#### What you are asked to do:
Skip the pictures and quote all of the lines exactly.

#### Material:
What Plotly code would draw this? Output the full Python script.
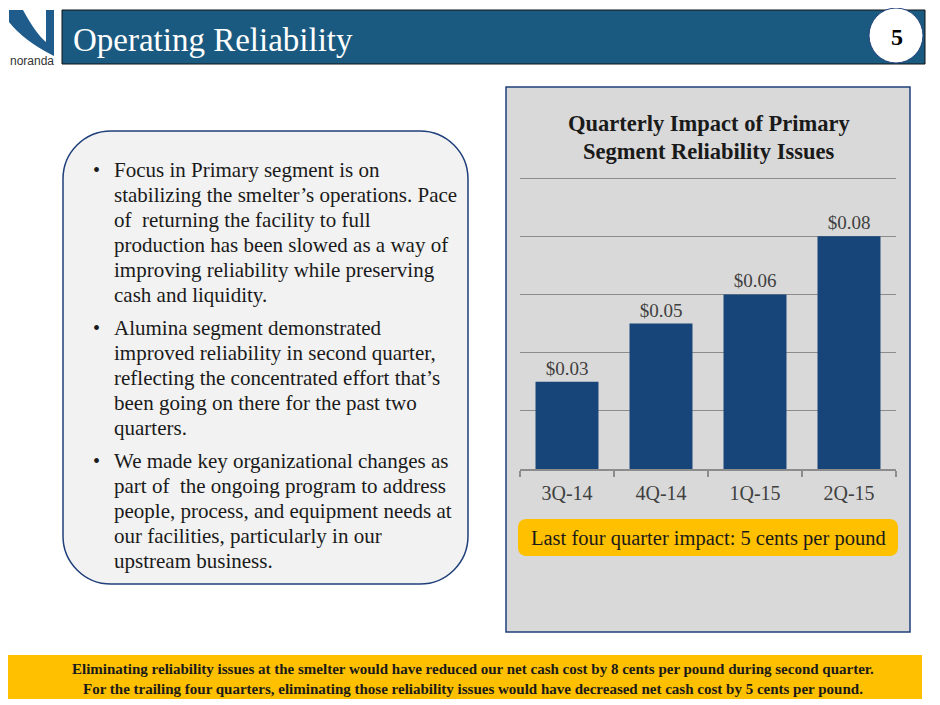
import plotly.graph_objects as go

# chart data
quarters = ["3Q-14", "4Q-14", "1Q-15", "2Q-15"]
impact = [0.03, 0.05, 0.06, 0.08]

chart_title = ["Quarterly Impact of Primary", "Segment Reliability Issues"]
callout = "Last four quarter impact: 5 cents per pound"

bullets = [
    ["Focus in Primary segment is on",
     "stabilizing the smelter\u2019s operations. Pace",
     "of  returning the facility to full",
     "production has been slowed as a way of",
     "improving reliability while preserving",
     "cash and liquidity."],
    ["Alumina segment demonstrated",
     "improved reliability in second quarter,",
     "reflecting the concentrated effort that\u2019s",
     "been going on there for the past two",
     "quarters."],
    ["We made key organizational changes as",
     "part of  the ongoing program to address",
     "people, process, and equipment needs at",
     "our facilities, particularly in our",
     "upstream business."],
]

footer = [
    "Eliminating reliability issues at the smelter would have reduced our net cash cost by 8 cents per pound during second quarter.",
    "For the trailing four quarters, eliminating those reliability issues would have decreased net cash cost by 5 cents per pound.",
]

# page body has an 8px margin, so the figure is drawn 8px in from the corner
OFF = 8
W, H = 940 - OFF, 705 - OFF
SERIF = "Liberation Serif, Times New Roman, serif"
NAVY = "#17457A"
BORDER = "#1F3F7A"
GOLD = "#FFC000"


def px(x):
    return (x - OFF) / W


def py(y):
    return 1 - (y - OFF) / H


def path(cmds):
    out = ""
    for cmd, ps in cmds:
        out += cmd + " ".join("%.5f,%.5f" % (px(a), py(b)) for a, b in ps) + " "
    return out + "Z"


def rrect(x0, y0, x1, y1, r):
    k = 0.5523 * r
    return path([
        ("M", [(x0 + r, y0)]),
        ("L", [(x1 - r, y0)]),
        ("C", [(x1 - r + k, y0), (x1, y0 + r - k), (x1, y0 + r)]),
        ("L", [(x1, y1 - r)]),
        ("C", [(x1, y1 - r + k), (x1 - r + k, y1), (x1 - r, y1)]),
        ("L", [(x0 + r, y1)]),
        ("C", [(x0 + r - k, y1), (x0, y1 - r + k), (x0, y1 - r)]),
        ("L", [(x0, y0 + r)]),
        ("C", [(x0, y0 + r - k), (x0 + r - k, y0), (x0 + r, y0)]),
    ])


fig = go.Figure(go.Bar(
    x=quarters, y=impact, width=0.67,
    marker=dict(color=NAVY, line=dict(width=0)),
    texttemplate="$%{y:.2f}", textposition="outside",
    textfont=dict(family=SERIF, size=19, color="#404040"),
    cliponaxis=False, hoverinfo="skip",
))

shapes = []
# header bar, page number circle
shapes.append(dict(type="rect", xref="paper", yref="paper", x0=px(62), x1=px(925), y0=py(64), y1=py(10),
                   fillcolor="#1B5A80", line=dict(color="#111111", width=1), layer="below"))
shapes.append(dict(type="circle", xref="paper", yref="paper", x0=px(869), x1=px(923), y0=py(63), y1=py(8),
                   fillcolor="white", line=dict(color=BORDER, width=1), layer="below"))
# logo
shapes.append(dict(type="path", xref="paper", yref="paper", layer="below",
                   path=path([("M", [(9, 10)]), ("L", [(23, 10)]), ("Q", [(36, 34), (46, 42)]),
                              ("L", [(46, 10)]), ("L", [(54, 10)]), ("L", [(54, 56)]),
                              ("Q", [(24, 41), (9, 22)])]),
                   fillcolor="#1F5C8B", line=dict(width=0)))
# left text box
shapes.append(dict(type="path", xref="paper", yref="paper", layer="below",
                   path=rrect(63, 131, 468, 584, 48),
                   fillcolor="#F2F2F2", line=dict(color=BORDER, width=1.5)))
# chart panel
shapes.append(dict(type="rect", xref="paper", yref="paper", x0=px(506), x1=px(910), y0=py(632), y1=py(87),
                   fillcolor="#D9D9D9", line=dict(color=BORDER, width=1.5), layer="below"))
# callout
shapes.append(dict(type="path", xref="paper", yref="paper", layer="below",
                   path=rrect(518, 519, 898, 556, 8),
                   fillcolor=GOLD, line=dict(width=0)))
# footer bar
shapes.append(dict(type="rect", xref="paper", yref="paper", x0=px(8), x1=px(922), y0=py(699), y1=py(655),
                   fillcolor=GOLD, line=dict(width=0), layer="below"))

ann = []


def text(t, x, y, size, color="#1a1a1a", anchor="left", bold=False, family=SERIF):
    if bold:
        t = "<b>" + t + "</b>"
    ann.append(dict(text=t, x=px(x), y=py(y), xref="paper", yref="paper", showarrow=False,
                    xanchor=anchor, yanchor="middle", font=dict(family=family, size=size, color=color)))


text("Operating Reliability", 71, 40, 33, color="white")
text("5", 897, 37, 24, color="#000000", anchor="center", bold=True)
text("noranda", 8, 61, 12, color="#333333", family="Liberation Sans, Arial, sans-serif")

for i, line in enumerate(chart_title):
    text(line, 709, 124 + 28 * i, 22.5, anchor="center", bold=True)

text(callout, 708, 538, 20.5, anchor="center")

starts = [170, 328, 461]
for b, lines in enumerate(bullets):
    text("\u2022", 96, starts[b], 20, anchor="center")
    for j, line in enumerate(lines):
        text(line, 112, starts[b] + 25 * j, 21)

for i, line in enumerate(footer):
    text(line, 473, 669 + 20 * i, 15, anchor="center", bold=True)

fig.update_layout(
    width=W, height=H, margin=dict(l=0, r=0, t=0, b=0),
    paper_bgcolor="white", plot_bgcolor="rgba(0,0,0,0)",
    showlegend=False, shapes=shapes, annotations=ann,
    xaxis=dict(domain=[px(520), px(896)], showline=True, linecolor="#8C8C8C", linewidth=1.5,
               ticks="outside", tickson="boundaries", ticklen=6, tickcolor="#8C8C8C", tickwidth=1.5,
               ticklabelstandoff=5,
               tickfont=dict(family=SERIF, size=20, color="#404040"), showgrid=False, fixedrange=True),
    yaxis=dict(domain=[py(469), py(175.1)], range=[0, 0.101], dtick=0.02, showticklabels=False,
               gridcolor="#8C8C8C", gridwidth=1, zeroline=False, showline=False, fixedrange=True),
)

fig.write_html("out.html")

#### Output of the exercise:
What Plotly code would draw this? Output the full Python script.
import plotly.graph_objects as go

# chart data
quarters = ["3Q-14", "4Q-14", "1Q-15", "2Q-15"]
impact = [0.03, 0.05, 0.06, 0.08]

chart_title = ["Quarterly Impact of Primary", "Segment Reliability Issues"]
callout = "Last four quarter impact: 5 cents per pound"

bullets = [
    ["Focus in Primary segment is on",
     "stabilizing the smelter\u2019s operations. Pace",
     "of  returning the facility to full",
     "production has been slowed as a way of",
     "improving reliability while preserving",
     "cash and liquidity."],
    ["Alumina segment demonstrated",
     "improved reliability in second quarter,",
     "reflecting the concentrated effort that\u2019s",
     "been going on there for the past two",
     "quarters."],
    ["We made key organizational changes as",
     "part of  the ongoing program to address",
     "people, process, and equipment needs at",
     "our facilities, particularly in our",
     "upstream business."],
]

footer = [
    "Eliminating reliability issues at the smelter would have reduced our net cash cost by 8 cents per pound during second quarter.",
    "For the trailing four quarters, eliminating those reliability issues would have decreased net cash cost by 5 cents per pound.",
]

# page body has an 8px margin, so the figure is drawn 8px in from the corner
OFF = 8
W, H = 940 - OFF, 705 - OFF
SERIF = "Liberation Serif, Times New Roman, serif"
NAVY = "#17457A"
BORDER = "#1F3F7A"
GOLD = "#FFC000"


def px(x):
    return (x - OFF) / W


def py(y):
    return 1 - (y - OFF) / H


def path(cmds):
    out = ""
    for cmd, ps in cmds:
        out += cmd + " ".join("%.5f,%.5f" % (px(a), py(b)) for a, b in ps) + " "
    return out + "Z"


def rrect(x0, y0, x1, y1, r):
    k = 0.5523 * r
    return path([
        ("M", [(x0 + r, y0)]),
        ("L", [(x1 - r, y0)]),
        ("C", [(x1 - r + k, y0), (x1, y0 + r - k), (x1, y0 + r)]),
        ("L", [(x1, y1 - r)]),
        ("C", [(x1, y1 - r + k), (x1 - r + k, y1), (x1 - r, y1)]),
        ("L", [(x0 + r, y1)]),
        ("C", [(x0 + r - k, y1), (x0, y1 - r + k), (x0, y1 - r)]),
        ("L", [(x0, y0 + r)]),
        ("C", [(x0, y0 + r - k), (x0 + r - k, y0), (x0 + r, y0)]),
    ])


fig = go.Figure(go.Bar(
    x=quarters, y=impact, width=0.67,
    marker=dict(color=NAVY, line=dict(width=0)),
    texttemplate="$%{y:.2f}", textposition="outside",
    textfont=dict(family=SERIF, size=19, color="#404040"),
    cliponaxis=False, hoverinfo="skip",
))

shapes = []
# header bar, page number circle
shapes.append(dict(type="rect", xref="paper", yref="paper", x0=px(62), x1=px(925), y0=py(64), y1=py(10),
                   fillcolor="#1B5A80", line=dict(color="#111111", width=1), layer="below"))
shapes.append(dict(type="circle", xref="paper", yref="paper", x0=px(869), x1=px(923), y0=py(63), y1=py(8),
                   fillcolor="white", line=dict(color=BORDER, width=1), layer="below"))
# logo
shapes.append(dict(type="path", xref="paper", yref="paper", layer="below",
                   path=path([("M", [(9, 10)]), ("L", [(23, 10)]), ("Q", [(36, 34), (46, 42)]),
                              ("L", [(46, 10)]), ("L", [(54, 10)]), ("L", [(54, 56)]),
                              ("Q", [(24, 41), (9, 22)])]),
                   fillcolor="#1F5C8B", line=dict(width=0)))
# left text box
shapes.append(dict(type="path", xref="paper", yref="paper", layer="below",
                   path=rrect(63, 131, 468, 584, 48),
                   fillcolor="#F2F2F2", line=dict(color=BORDER, width=1.5)))
# chart panel
shapes.append(dict(type="rect", xref="paper", yref="paper", x0=px(506), x1=px(910), y0=py(632), y1=py(87),
                   fillcolor="#D9D9D9", line=dict(color=BORDER, width=1.5), layer="below"))
# callout
shapes.append(dict(type="path", xref="paper", yref="paper", layer="below",
                   path=rrect(518, 519, 898, 556, 8),
                   fillcolor=GOLD, line=dict(width=0)))
# footer bar
shapes.append(dict(type="rect", xref="paper", yref="paper", x0=px(8), x1=px(922), y0=py(699), y1=py(655),
                   fillcolor=GOLD, line=dict(width=0), layer="below"))

ann = []


def text(t, x, y, size, color="#1a1a1a", anchor="left", bold=False, family=SERIF):
    if bold:
        t = "<b>" + t + "</b>"
    ann.append(dict(text=t, x=px(x), y=py(y), xref="paper", yref="paper", showarrow=False,
                    xanchor=anchor, yanchor="middle", font=dict(family=family, size=size, color=color)))


text("Operating Reliability", 71, 40, 33, color="white")
text("5", 897, 37, 24, color="#000000", anchor="center", bold=True)
text("noranda", 8, 61, 12, color="#333333", family="Liberation Sans, Arial, sans-serif")

for i, line in enumerate(chart_title):
    text(line, 709, 124 + 28 * i, 22.5, anchor="center", bold=True)

text(callout, 708, 538, 20.5, anchor="center")

starts = [170, 328, 461]
for b, lines in enumerate(bullets):
    text("\u2022", 96, starts[b], 20, anchor="center")
    for j, line in enumerate(lines):
        text(line, 112, starts[b] + 25 * j, 21)

for i, line in enumerate(footer):
    text(line, 473, 669 + 20 * i, 15, anchor="center", bold=True)

fig.update_layout(
    width=W, height=H, margin=dict(l=0, r=0, t=0, b=0),
    paper_bgcolor="white", plot_bgcolor="rgba(0,0,0,0)",
    showlegend=False, shapes=shapes, annotations=ann,
    xaxis=dict(domain=[px(520), px(896)], showline=True, linecolor="#8C8C8C", linewidth=1.5,
               ticks="outside", tickson="boundaries", ticklen=6, tickcolor="#8C8C8C", tickwidth=1.5,
               ticklabelstandoff=5,
               tickfont=dict(family=SERIF, size=20, color="#404040"), showgrid=False, fixedrange=True),
    yaxis=dict(domain=[py(469), py(175.1)], range=[0, 0.101], dtick=0.02, showticklabels=False,
               gridcolor="#8C8C8C", gridwidth=1, zeroline=False, showline=False, fixedrange=True),
)

fig.write_html("out.html")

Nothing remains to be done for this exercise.